En ce qui concerne d’autre part les démissionnaires, si Mme Pénicaud a assuré qu’il n’y aurait pas de délai de carence avant l’ouverture des droits à indemnisation, il n’en demeure pas moins que les conditions d’accès aux droits seront bien différentes de celles en vigueur dans le cas des salariés privés d’emploi. Durée d’indemnisation a priori plus courte que la durée normale de 24 mois pour les salariés de moins de 50 ans, montant d’indemnisation plafonné et nécessité de cotiser entre “cinq” et “sept” ans afin d’avoir droit aux allocations : voici les pistes de l’exécutif afin d’éviter une dérive financière complète de l’Unédic en cas de couverture de l’ensemble des démissionnaires. Les chômeurs privés d’emploi pourront ainsi regarder de haut les chômeurs démissionnaires.  

Fini le bonus-malus ?

Du point de vue du gouvernement, cette réduction de la voilure présente l’avantage de contraindre à moins d’ingéniosité en matière financière. En particulier, alors que M. Macron avait jugé opportun, durant la campagne électorale, de mettre en place un système de bonus-malus afin de pénaliser le recours aux contrats très courts – et de renflouer l’Unédic – le gouvernement prend désormais ses distances avec cette idée. Hier, Mme Pénicaud n’a en effet donné aucune précision sur les intentions gouvernementales à ce sujet. L’exécutif se contente de renvoyer la balle aux partenaires sociaux, priés de négocier des accords de branches “avant fin janvier”. En cas d’échec des négociations paritaires, le gouvernement agirait : un dispositif est “prêt” affirme-t-on au ministère du Travail. 
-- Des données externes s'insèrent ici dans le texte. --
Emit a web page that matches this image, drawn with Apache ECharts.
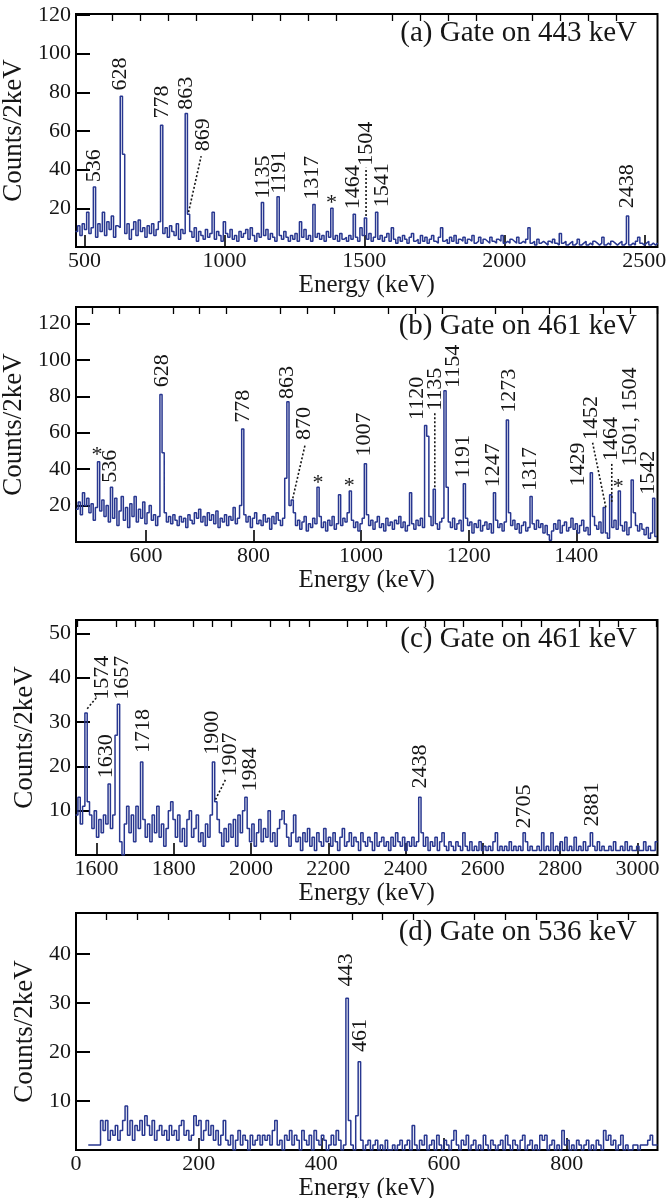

Pour les représentants des salariés, les choses sont claires : le gouvernement a enterré purement et simplement le principe du bonus-malus. Interrogé par le Parisien après son échange avec le directeur de cabinet de la ministre du Travail, Denis Gravouil, le négociateur assurance chômage de la CGT, dénonce le repli du chef de l’Etat : “ils n’ont pas parlé une seule fois de bonus-malus”. Michel Beaugas, pour FO, ne dit pas autre chose : “C’est un premier renoncement”, pointant du doigt les pressions patronales afin d’obtenir le retrait du bonus-malus. Même la CFDT, par la voix de Véronique Descacq, a été déroutée par l’absence d’annonce dans ce domaine : “Est-ce qu’ils y reviendront si les partenaires sociaux n’aboutissent pas ? Je ne peux pas vous le dire”. 

S’il a frisé le ridicule dans l’affaire Jean-Dominique Senard, Pierre Gattaz pourra, du moins, tenter de revendiquer la paternité du recul gouvernemental sur une mesure qui faisait l’unanimité ou presque contre elle au sein du patronat français. 

L’étatisation de l’Unédic

Au total, le Président de la République ne devrait tout à fait respecter que l’une de ses promesses de campagne, implicite en l’occurrence : l’étatisation de l’assurance chômage. S’il est vrai que la candidat Macron n’avait pas claironné son intention de réintégrer l’Unédic dans le giron de l’Etat, une telle option apparaissait inévitable étant donné la promesse qu’il avait faite de financer en partie l’assurance chômage par le biais de la CSG. Hier, les représentants de l’Etat ont confirmé leur volonté d’intégrer pleinement la gestion de l’Unédic. Fini donc le paritarisme qui y fonctionne depuis 1958, place au tripartisme du type de celui en vigueur à la Sécurité sociale. Et encore, si l’exécutif n’en vient pas, comme il l’a jugé possible, à prendre le contrôle total de l’institution. 

Le ton général des nouveaux rapports entre la puissance publique et les représentants patronaux et salariaux a d’ailleurs été donné en même temps que l’agenda de la réforme de l’assurance chômage. Faisait mine d’ignorer la tendance des partenaires sociaux à avoir, généralement, besoin d’un peu de temps afin de se mettre d’accord sur les réformes de fond de l’Unédic, Muriel Pénicaud leur a donné jusque fin… janvier ! pour proposer un texte qui évoquerait les enjeux lourds de l’indemnisation des indépendants et des démissionnaires et du bonus-malus. Les partenaires sociaux ont jusqu’à mercredi prochain pour accepter ou refuser de s’engager dans une telle négociation. 

En cas de refus, ils perdraient, sans doute durablement, la main dans le dossier chômage. En cas d’acceptation, ils s’orienteraient très probablement vers des discussions difficiles, à l’issue incertaine. Dans les deux cas, le gouvernement aura beau jeu de désigner les partenaires sociaux comme étant les responsables du non respect des promesses de campagne d’Emmanuel Macron en matière d’assurance chômage.